Organization gives inner-city youths the opportunity for entrepreneurship and tools to pursue their goals

Underprivileged kids don't often get a chance to pitch a business plan. But as two TD Bank employees have discovered through their work with the Network for Teaching Entrepreneurship, inner-city youths have a whole lot of ideas. They just need to be given the opportunity and tools to pursue their goals.

Start-up skills

Better known as NFTE (pronounced “nifty"), the Network for Teaching Entrepreneurship serves to build entrepreneurial skills in youths from under-resourced communities through educational courses and competitions.
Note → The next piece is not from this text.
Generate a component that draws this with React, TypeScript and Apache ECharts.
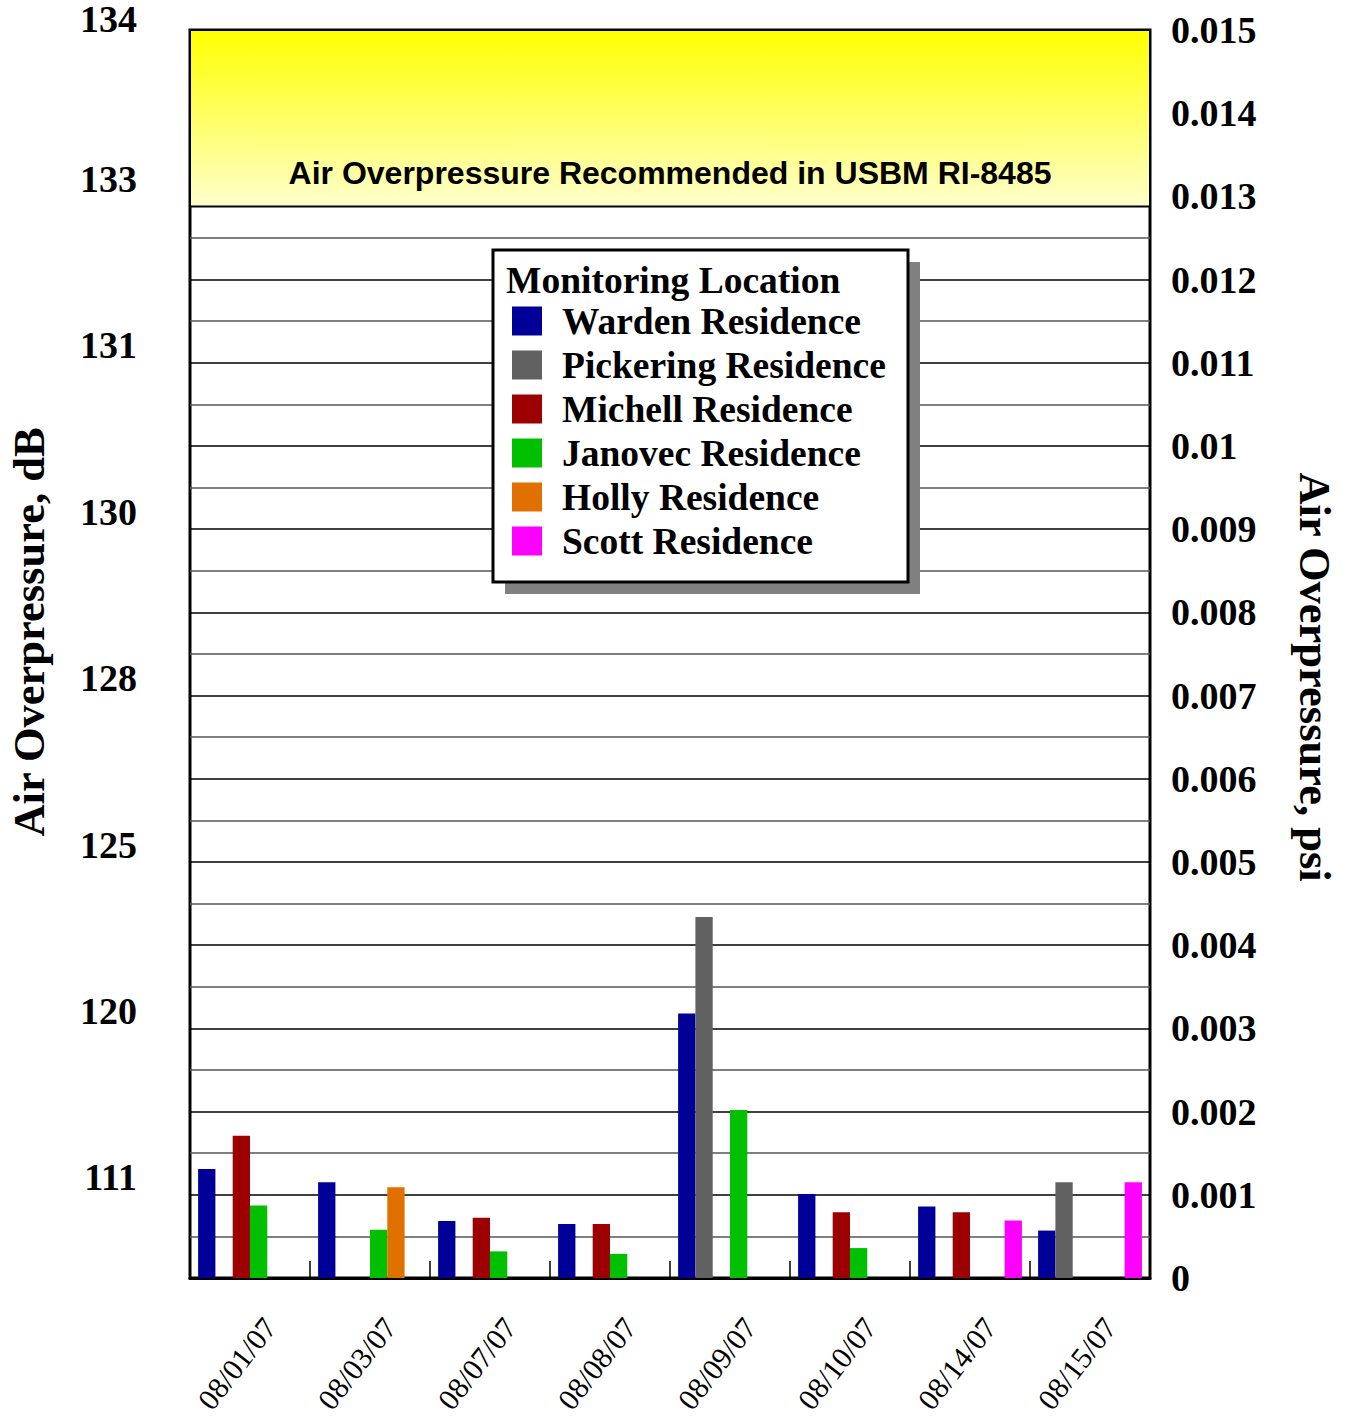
import React, { useEffect, useRef } from 'react';
import * as echarts from 'echarts';

const categories = ['08/01/07', '08/03/07', '08/07/07', '08/08/07', '08/09/07', '08/10/07', '08/14/07', '08/15/07'];
const seriesNames = ['Warden Residence', 'Pickering Residence', 'Michell Residence', 'Janovec Residence', 'Holly Residence', 'Scott Residence'];
const seriesColors = ['#000099', '#616161', '#9c0000', '#00c000', '#e07000', '#ff00ff'];

const wardenValues = [0.00131, 0.00115, 0.000685, 0.00065, 0.00318, 0.00101, 0.00086, 0.00057];
const pickeringValues = [null, null, null, null, 0.00434, null, null, 0.00115];
const michellValues = [0.00171, null, 0.000725, 0.00065, null, 0.00079, 0.00079, null];
const janovecValues = [0.00087, 0.00058, 0.00032, 0.00029, 0.00202, 0.00036, null, null];
const hollyValues = [null, 0.00109, null, null, null, null, null, null];
const scottValues = [null, null, null, null, null, null, 0.00069, 0.00115];

const dbTickPsi = [0.001, 0.003, 0.005, 0.007, 0.009, 0.011, 0.013, 0.015];
const dbLabels = ['111', '120', '125', '128', '130', '131', '133', '134'];

const thresholdPsi = 0.01288;
const bandLabel = 'Air Overpressure Recommended in USBM RI-8485';
const legendTitle = 'Monitoring Location';
const leftTitle = 'Air Overpressure, dB';
const rightTitle = 'Air Overpressure, psi';

export default function App() {
  const ref = useRef<HTMLDivElement>(null);
  useEffect(() => {
    document.body.style.margin = '0';
    const chart = echarts.init(ref.current as HTMLDivElement, null, { renderer: 'svg' });
    const serif = '"Liberation Serif", "Times New Roman", serif';
    const sans = '"Liberation Sans", Arial, sans-serif';
    const allValues = [wardenValues, pickeringValues, michellValues, janovecValues, hollyValues, scottValues];

    const series: any[] = allValues.map((vals, i) => ({
      name: seriesNames[i],
      type: 'bar',
      yAxisIndex: 1,
      data: vals.map((v) => (v === null ? '-' : v)),
      barGap: '0%',
      barCategoryGap: '13.5%',
      itemStyle: { color: seriesColors[i] },
      silent: true,
    }));
    series[0].markArea = {
      silent: true,
      itemStyle: {
        color: {
          type: 'linear', x: 0, y: 0, x2: 0, y2: 1,
          colorStops: [
            { offset: 0, color: '#ffff00' },
            { offset: 1, color: '#ffffcc' },
          ],
        },
        borderColor: '#000',
        borderWidth: 2,
      },
      label: {
        show: true,
        position: 'insideBottom',
        distance: 18,
        color: '#000',
        fontFamily: sans,
        fontWeight: 'bold',
        fontSize: 32,
      },
      data: [[{ name: bandLabel, yAxis: thresholdPsi }, { yAxis: 0.015 }]],
    };

    const dbRichBase = { fontFamily: serif, fontWeight: 'bold', fontSize: 38, color: '#000' };

    const option: any = {
      animation: false,
      grid: {
        left: 190, top: 30, width: 960, height: 1248,
        outerBoundsMode: 'none', containLabel: false,
        show: true, borderColor: '#000', borderWidth: 3, backgroundColor: 'transparent',
      },
      legend: {
        data: seriesNames,
        orient: 'vertical',
        left: 512,
        top: 299,
        padding: 0,
        itemWidth: 30,
        itemHeight: 29,
        itemGap: 0,
        icon: 'rect',
        selectedMode: false,
        z: 20,
        textStyle: {
          fontFamily: serif, fontWeight: 'bold', fontSize: 37.5, color: '#000',
          lineHeight: 44, padding: [0, 0, 0, 15],
        },
      },
      xAxis: {
        type: 'category',
        data: categories,
        axisLine: { show: true, lineStyle: { color: '#000', width: 3 } },
        axisTick: { show: true, inside: true, length: 17, interval: 0, lineStyle: { color: '#000', width: 1.5 } },
        axisLabel: {
          interval: 0, rotate: 52, fontFamily: serif, fontSize: 30, color: '#000',
          margin: 28, verticalAlign: 'top', padding: [10, 0, 0, 0],
        },
        splitLine: { show: false },
      },
      yAxis: [
        {
          type: 'value', position: 'left', min: 0, max: 0.015, interval: 0.001,
          axisLine: { show: false }, axisTick: { show: false }, splitLine: { show: false },
          axisLabel: {
            margin: 53, fontFamily: serif, fontWeight: 'bold', fontSize: 38, color: '#000',
            verticalAlign: 'bottom',
            formatter: (v: number) => {
              const i = dbTickPsi.findIndex((p) => Math.abs(p - v) < 1e-7);
              if (i < 0) return '';
              return i === dbTickPsi.length - 1 ? `{top|${dbLabels[i]}}` : `{mid|${dbLabels[i]}}`;
            },
            rich: {
              top: { ...dbRichBase, lineHeight: 22 },
              mid: { ...dbRichBase, lineHeight: 35 },
            },
          },
        },
        {
          type: 'value', position: 'right', min: 0, max: 0.015, interval: 0.001,
          axisLine: { show: false }, axisTick: { show: false },
          splitLine: { show: true, lineStyle: { color: '#000', width: 1.5 } },
          minorTick: { show: false, splitNumber: 2 },
          minorSplitLine: { show: true, lineStyle: { color: '#555', width: 1.5 } },
          axisLabel: {
            margin: 21, fontFamily: serif, fontWeight: 'bold', fontSize: 38, color: '#000',
            formatter: (v: number) => String(parseFloat(v.toFixed(3))),
          },
        },
      ],
      graphic: [
        { type: 'rect', z: 5, shape: { x: 505, y: 262, width: 415, height: 332 }, style: { fill: '#808080' } },
        { type: 'rect', z: 6, shape: { x: 493, y: 250, width: 415, height: 332 }, style: { fill: '#fff', stroke: '#000', lineWidth: 3 } },
        {
          type: 'text', z: 7, x: 506, y: 280,
          style: { text: legendTitle, fontFamily: serif, fontWeight: 'bold', fontSize: 37.5, fill: '#000', align: 'left', verticalAlign: 'middle' },
        },
        {
          type: 'text', z: 7, x: 29, y: 632, rotation: Math.PI / 2,
          style: { text: leftTitle, fontFamily: serif, fontWeight: 'bold', fontSize: 44.5, fill: '#000', align: 'center', verticalAlign: 'middle' },
        },
        {
          type: 'text', z: 7, x: 1315, y: 677, rotation: -Math.PI / 2,
          style: { text: rightTitle, fontFamily: serif, fontWeight: 'bold', fontSize: 44.5, fill: '#000', align: 'center', verticalAlign: 'middle' },
        },
      ],
      series,
    };
    chart.setOption(option);
    return () => chart.dispose();
  }, []);
  return <div ref={ref} style={{ width: 1346, height: 1416 }} />;
}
A volunteer network of successful entrepreneurs and business people works with these young people to support classroom activities and competitions. The various programs range from foundational entrepreneurial courses that teach students how to come up with an idea and business plan to competitions in which students can win seed money for their venture (think Shark Tank for teenagers).

"NFTE shows kids how to be entrepreneurial," said Christopher Simco, a TD Bank Emerging Payments Product Manager, who first got involved with NFTE several years ago and has twice judged competitions in West Philadelphia. "It's empowering for them to realize that an idea doesn't need to be groundbreaking. There just has to be a need that we can focus on."

Finding connections

Both Christopher and his colleague Claude Lawrence, a Fintech Intel and Innovation, US Payments Senior Manager, have seen the positive effect that comes with working with kids in need. They worked with the students at Camden Big Picture Learning Academy to develop their ideas, asking prodding questions, such as what do they see that no longer works in an industry and how could they fix those things? Claude highlighted a student who discovered it was cheaper to buy sports jerseys outside of the team's home market and suggested starting an online jersey exchange with other cities. "The idea doesn't need to be groundbreaking," Christopher said. "It's just about finding a need for something."

"They're teenagers and they don't want to be too excited," Claude said. "But as we started talking to them that way then they'd light up with their ideas."

Looking to the future

According to Claude, one of the most important aspects of the program is how it exposes kids to people in different professions. Claude himself grew up going to inner-city public schools and was lucky to have parents who encouraged educational and professional pursuits. But, he pointed out, this is not always the case. "Kids of that age and socioeconomic status don't always see people in suits going to work. That has a huge effect on their psyche."

Learning from each other

The teaching experience was mutually beneficial for Christopher and Claude, who both said they learned a lot from the students. "I work in payments and I've been thinking a lot about how Gen Z is thinking about that," Christopher said. NFTE provided the opportunity to learn how the younger generation uses payment systems on an everyday basis.

"This is a symbiotic relationship," Chris said. "We can ask students what they think about ideas as much as they're asking us. So just as much as we provide guidance to the students, they're inspiring us."